> **Aim of the task**
Exclude the pictures and reproduce the remaining data exactly as written.

> **Supplied material**
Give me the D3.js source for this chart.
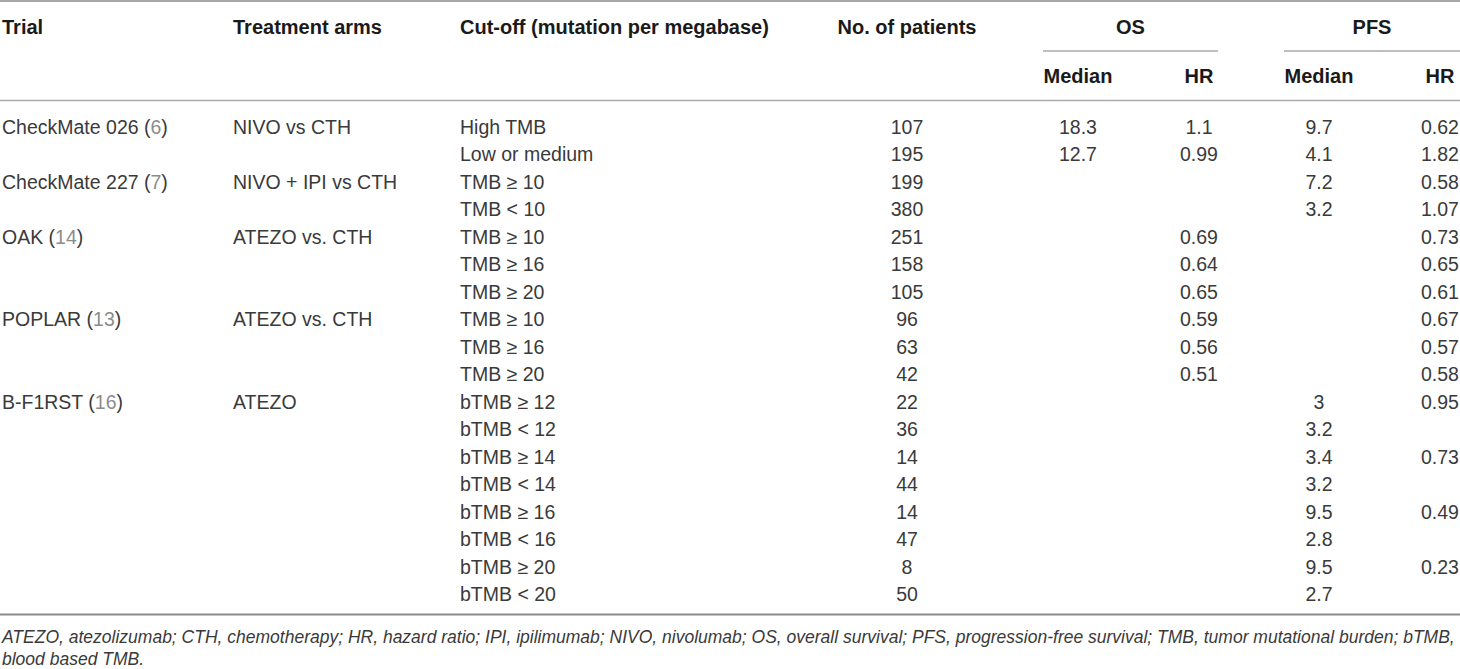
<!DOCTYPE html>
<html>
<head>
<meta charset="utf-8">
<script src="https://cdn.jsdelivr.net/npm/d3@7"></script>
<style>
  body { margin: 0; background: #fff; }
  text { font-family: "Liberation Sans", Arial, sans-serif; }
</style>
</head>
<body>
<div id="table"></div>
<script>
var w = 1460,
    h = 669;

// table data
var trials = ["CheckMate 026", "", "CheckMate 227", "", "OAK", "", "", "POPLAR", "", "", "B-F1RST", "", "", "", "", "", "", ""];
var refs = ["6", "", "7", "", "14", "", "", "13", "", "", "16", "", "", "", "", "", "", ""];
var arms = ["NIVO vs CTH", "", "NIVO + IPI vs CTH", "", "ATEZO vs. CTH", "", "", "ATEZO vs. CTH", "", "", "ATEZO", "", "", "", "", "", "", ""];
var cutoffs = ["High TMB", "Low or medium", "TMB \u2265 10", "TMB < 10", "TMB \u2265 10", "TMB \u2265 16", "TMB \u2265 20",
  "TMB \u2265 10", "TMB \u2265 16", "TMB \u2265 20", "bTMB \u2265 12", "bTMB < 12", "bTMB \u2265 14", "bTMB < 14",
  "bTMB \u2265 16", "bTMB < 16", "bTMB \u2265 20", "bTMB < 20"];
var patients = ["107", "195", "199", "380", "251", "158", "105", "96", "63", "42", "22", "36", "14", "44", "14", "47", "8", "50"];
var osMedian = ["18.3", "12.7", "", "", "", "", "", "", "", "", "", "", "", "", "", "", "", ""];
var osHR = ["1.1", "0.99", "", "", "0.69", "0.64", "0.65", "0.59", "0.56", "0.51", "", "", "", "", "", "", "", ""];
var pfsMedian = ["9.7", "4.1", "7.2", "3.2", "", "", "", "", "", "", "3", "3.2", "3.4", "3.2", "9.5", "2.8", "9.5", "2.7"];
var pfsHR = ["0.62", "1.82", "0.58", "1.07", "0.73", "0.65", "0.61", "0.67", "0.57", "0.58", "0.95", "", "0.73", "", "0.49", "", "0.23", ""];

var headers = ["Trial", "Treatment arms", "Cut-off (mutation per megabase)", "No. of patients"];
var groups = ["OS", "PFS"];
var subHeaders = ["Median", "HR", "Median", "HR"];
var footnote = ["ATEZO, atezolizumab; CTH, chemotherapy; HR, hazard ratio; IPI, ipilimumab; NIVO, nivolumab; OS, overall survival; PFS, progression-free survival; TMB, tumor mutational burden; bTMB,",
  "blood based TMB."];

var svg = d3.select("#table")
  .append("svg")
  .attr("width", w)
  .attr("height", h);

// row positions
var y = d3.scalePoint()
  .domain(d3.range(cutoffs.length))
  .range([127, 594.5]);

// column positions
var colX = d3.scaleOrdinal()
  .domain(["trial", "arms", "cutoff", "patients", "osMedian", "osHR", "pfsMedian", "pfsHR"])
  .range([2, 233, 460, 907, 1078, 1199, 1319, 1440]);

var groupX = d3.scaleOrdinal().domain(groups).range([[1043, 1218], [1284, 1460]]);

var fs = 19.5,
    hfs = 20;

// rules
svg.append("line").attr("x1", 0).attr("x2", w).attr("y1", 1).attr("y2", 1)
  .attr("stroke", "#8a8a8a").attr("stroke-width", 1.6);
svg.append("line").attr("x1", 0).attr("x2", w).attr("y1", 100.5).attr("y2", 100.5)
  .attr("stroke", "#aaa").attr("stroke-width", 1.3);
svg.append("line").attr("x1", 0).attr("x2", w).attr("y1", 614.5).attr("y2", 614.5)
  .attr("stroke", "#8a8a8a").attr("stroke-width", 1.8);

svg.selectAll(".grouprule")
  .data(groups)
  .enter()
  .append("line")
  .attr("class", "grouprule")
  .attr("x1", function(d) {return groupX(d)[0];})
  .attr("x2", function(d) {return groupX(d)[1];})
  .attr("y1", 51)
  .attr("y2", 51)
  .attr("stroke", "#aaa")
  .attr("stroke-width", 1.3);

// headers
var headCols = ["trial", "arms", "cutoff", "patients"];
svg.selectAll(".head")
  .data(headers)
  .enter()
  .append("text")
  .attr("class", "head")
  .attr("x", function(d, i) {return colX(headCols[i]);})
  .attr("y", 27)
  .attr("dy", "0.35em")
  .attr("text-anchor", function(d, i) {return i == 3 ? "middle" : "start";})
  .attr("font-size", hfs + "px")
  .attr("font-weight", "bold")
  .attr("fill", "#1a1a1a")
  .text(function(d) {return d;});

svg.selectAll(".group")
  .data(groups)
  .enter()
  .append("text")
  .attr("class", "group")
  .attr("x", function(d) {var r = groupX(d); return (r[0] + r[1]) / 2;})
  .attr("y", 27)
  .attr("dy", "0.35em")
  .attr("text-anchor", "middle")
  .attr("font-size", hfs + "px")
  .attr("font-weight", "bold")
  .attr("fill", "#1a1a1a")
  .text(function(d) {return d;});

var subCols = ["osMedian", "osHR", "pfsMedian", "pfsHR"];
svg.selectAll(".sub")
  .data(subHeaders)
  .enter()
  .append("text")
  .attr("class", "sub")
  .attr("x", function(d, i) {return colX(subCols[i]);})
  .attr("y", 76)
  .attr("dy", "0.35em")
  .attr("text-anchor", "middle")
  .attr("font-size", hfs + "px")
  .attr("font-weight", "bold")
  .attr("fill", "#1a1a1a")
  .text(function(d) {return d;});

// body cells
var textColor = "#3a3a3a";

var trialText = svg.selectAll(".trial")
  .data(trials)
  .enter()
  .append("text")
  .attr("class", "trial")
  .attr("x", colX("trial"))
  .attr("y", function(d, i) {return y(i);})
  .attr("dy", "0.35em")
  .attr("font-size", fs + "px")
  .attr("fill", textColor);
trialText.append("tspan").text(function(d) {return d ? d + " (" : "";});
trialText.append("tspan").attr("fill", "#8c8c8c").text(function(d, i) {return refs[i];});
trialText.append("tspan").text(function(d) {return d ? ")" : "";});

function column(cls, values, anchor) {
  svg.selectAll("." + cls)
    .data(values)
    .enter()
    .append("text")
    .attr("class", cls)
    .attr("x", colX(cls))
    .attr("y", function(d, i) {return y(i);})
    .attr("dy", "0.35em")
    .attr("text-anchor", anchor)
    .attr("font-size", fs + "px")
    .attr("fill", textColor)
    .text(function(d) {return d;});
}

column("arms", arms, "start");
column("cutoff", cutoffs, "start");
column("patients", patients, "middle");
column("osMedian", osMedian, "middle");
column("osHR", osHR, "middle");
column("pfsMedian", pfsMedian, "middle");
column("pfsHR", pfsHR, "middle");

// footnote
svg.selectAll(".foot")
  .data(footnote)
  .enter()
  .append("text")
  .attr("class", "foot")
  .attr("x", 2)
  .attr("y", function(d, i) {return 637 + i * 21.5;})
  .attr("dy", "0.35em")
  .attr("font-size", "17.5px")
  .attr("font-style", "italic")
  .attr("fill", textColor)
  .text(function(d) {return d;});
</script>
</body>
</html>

> **Full output**
Give me the D3.js source for this chart.
<!DOCTYPE html>
<html>
<head>
<meta charset="utf-8">
<script src="https://cdn.jsdelivr.net/npm/d3@7"></script>
<style>
  body { margin: 0; background: #fff; }
  text { font-family: "Liberation Sans", Arial, sans-serif; }
</style>
</head>
<body>
<div id="table"></div>
<script>
var w = 1460,
    h = 669;

// table data
var trials = ["CheckMate 026", "", "CheckMate 227", "", "OAK", "", "", "POPLAR", "", "", "B-F1RST", "", "", "", "", "", "", ""];
var refs = ["6", "", "7", "", "14", "", "", "13", "", "", "16", "", "", "", "", "", "", ""];
var arms = ["NIVO vs CTH", "", "NIVO + IPI vs CTH", "", "ATEZO vs. CTH", "", "", "ATEZO vs. CTH", "", "", "ATEZO", "", "", "", "", "", "", ""];
var cutoffs = ["High TMB", "Low or medium", "TMB \u2265 10", "TMB < 10", "TMB \u2265 10", "TMB \u2265 16", "TMB \u2265 20",
  "TMB \u2265 10", "TMB \u2265 16", "TMB \u2265 20", "bTMB \u2265 12", "bTMB < 12", "bTMB \u2265 14", "bTMB < 14",
  "bTMB \u2265 16", "bTMB < 16", "bTMB \u2265 20", "bTMB < 20"];
var patients = ["107", "195", "199", "380", "251", "158", "105", "96", "63", "42", "22", "36", "14", "44", "14", "47", "8", "50"];
var osMedian = ["18.3", "12.7", "", "", "", "", "", "", "", "", "", "", "", "", "", "", "", ""];
var osHR = ["1.1", "0.99", "", "", "0.69", "0.64", "0.65", "0.59", "0.56", "0.51", "", "", "", "", "", "", "", ""];
var pfsMedian = ["9.7", "4.1", "7.2", "3.2", "", "", "", "", "", "", "3", "3.2", "3.4", "3.2", "9.5", "2.8", "9.5", "2.7"];
var pfsHR = ["0.62", "1.82", "0.58", "1.07", "0.73", "0.65", "0.61", "0.67", "0.57", "0.58", "0.95", "", "0.73", "", "0.49", "", "0.23", ""];

var headers = ["Trial", "Treatment arms", "Cut-off (mutation per megabase)", "No. of patients"];
var groups = ["OS", "PFS"];
var subHeaders = ["Median", "HR", "Median", "HR"];
var footnote = ["ATEZO, atezolizumab; CTH, chemotherapy; HR, hazard ratio; IPI, ipilimumab; NIVO, nivolumab; OS, overall survival; PFS, progression-free survival; TMB, tumor mutational burden; bTMB,",
  "blood based TMB."];

var svg = d3.select("#table")
  .append("svg")
  .attr("width", w)
  .attr("height", h);

// row positions
var y = d3.scalePoint()
  .domain(d3.range(cutoffs.length))
  .range([127, 594.5]);

// column positions
var colX = d3.scaleOrdinal()
  .domain(["trial", "arms", "cutoff", "patients", "osMedian", "osHR", "pfsMedian", "pfsHR"])
  .range([2, 233, 460, 907, 1078, 1199, 1319, 1440]);

var groupX = d3.scaleOrdinal().domain(groups).range([[1043, 1218], [1284, 1460]]);

var fs = 19.5,
    hfs = 20;

// rules
svg.append("line").attr("x1", 0).attr("x2", w).attr("y1", 1).attr("y2", 1)
  .attr("stroke", "#8a8a8a").attr("stroke-width", 1.6);
svg.append("line").attr("x1", 0).attr("x2", w).attr("y1", 100.5).attr("y2", 100.5)
  .attr("stroke", "#aaa").attr("stroke-width", 1.3);
svg.append("line").attr("x1", 0).attr("x2", w).attr("y1", 614.5).attr("y2", 614.5)
  .attr("stroke", "#8a8a8a").attr("stroke-width", 1.8);

svg.selectAll(".grouprule")
  .data(groups)
  .enter()
  .append("line")
  .attr("class", "grouprule")
  .attr("x1", function(d) {return groupX(d)[0];})
  .attr("x2", function(d) {return groupX(d)[1];})
  .attr("y1", 51)
  .attr("y2", 51)
  .attr("stroke", "#aaa")
  .attr("stroke-width", 1.3);

// headers
var headCols = ["trial", "arms", "cutoff", "patients"];
svg.selectAll(".head")
  .data(headers)
  .enter()
  .append("text")
  .attr("class", "head")
  .attr("x", function(d, i) {return colX(headCols[i]);})
  .attr("y", 27)
  .attr("dy", "0.35em")
  .attr("text-anchor", function(d, i) {return i == 3 ? "middle" : "start";})
  .attr("font-size", hfs + "px")
  .attr("font-weight", "bold")
  .attr("fill", "#1a1a1a")
  .text(function(d) {return d;});

svg.selectAll(".group")
  .data(groups)
  .enter()
  .append("text")
  .attr("class", "group")
  .attr("x", function(d) {var r = groupX(d); return (r[0] + r[1]) / 2;})
  .attr("y", 27)
  .attr("dy", "0.35em")
  .attr("text-anchor", "middle")
  .attr("font-size", hfs + "px")
  .attr("font-weight", "bold")
  .attr("fill", "#1a1a1a")
  .text(function(d) {return d;});

var subCols = ["osMedian", "osHR", "pfsMedian", "pfsHR"];
svg.selectAll(".sub")
  .data(subHeaders)
  .enter()
  .append("text")
  .attr("class", "sub")
  .attr("x", function(d, i) {return colX(subCols[i]);})
  .attr("y", 76)
  .attr("dy", "0.35em")
  .attr("text-anchor", "middle")
  .attr("font-size", hfs + "px")
  .attr("font-weight", "bold")
  .attr("fill", "#1a1a1a")
  .text(function(d) {return d;});

// body cells
var textColor = "#3a3a3a";

var trialText = svg.selectAll(".trial")
  .data(trials)
  .enter()
  .append("text")
  .attr("class", "trial")
  .attr("x", colX("trial"))
  .attr("y", function(d, i) {return y(i);})
  .attr("dy", "0.35em")
  .attr("font-size", fs + "px")
  .attr("fill", textColor);
trialText.append("tspan").text(function(d) {return d ? d + " (" : "";});
trialText.append("tspan").attr("fill", "#8c8c8c").text(function(d, i) {return refs[i];});
trialText.append("tspan").text(function(d) {return d ? ")" : "";});

function column(cls, values, anchor) {
  svg.selectAll("." + cls)
    .data(values)
    .enter()
    .append("text")
    .attr("class", cls)
    .attr("x", colX(cls))
    .attr("y", function(d, i) {return y(i);})
    .attr("dy", "0.35em")
    .attr("text-anchor", anchor)
    .attr("font-size", fs + "px")
    .attr("fill", textColor)
    .text(function(d) {return d;});
}

column("arms", arms, "start");
column("cutoff", cutoffs, "start");
column("patients", patients, "middle");
column("osMedian", osMedian, "middle");
column("osHR", osHR, "middle");
column("pfsMedian", pfsMedian, "middle");
column("pfsHR", pfsHR, "middle");

// footnote
svg.selectAll(".foot")
  .data(footnote)
  .enter()
  .append("text")
  .attr("class", "foot")
  .attr("x", 2)
  .attr("y", function(d, i) {return 637 + i * 21.5;})
  .attr("dy", "0.35em")
  .attr("font-size", "17.5px")
  .attr("font-style", "italic")
  .attr("fill", textColor)
  .text(function(d) {return d;});
</script>
</body>
</html>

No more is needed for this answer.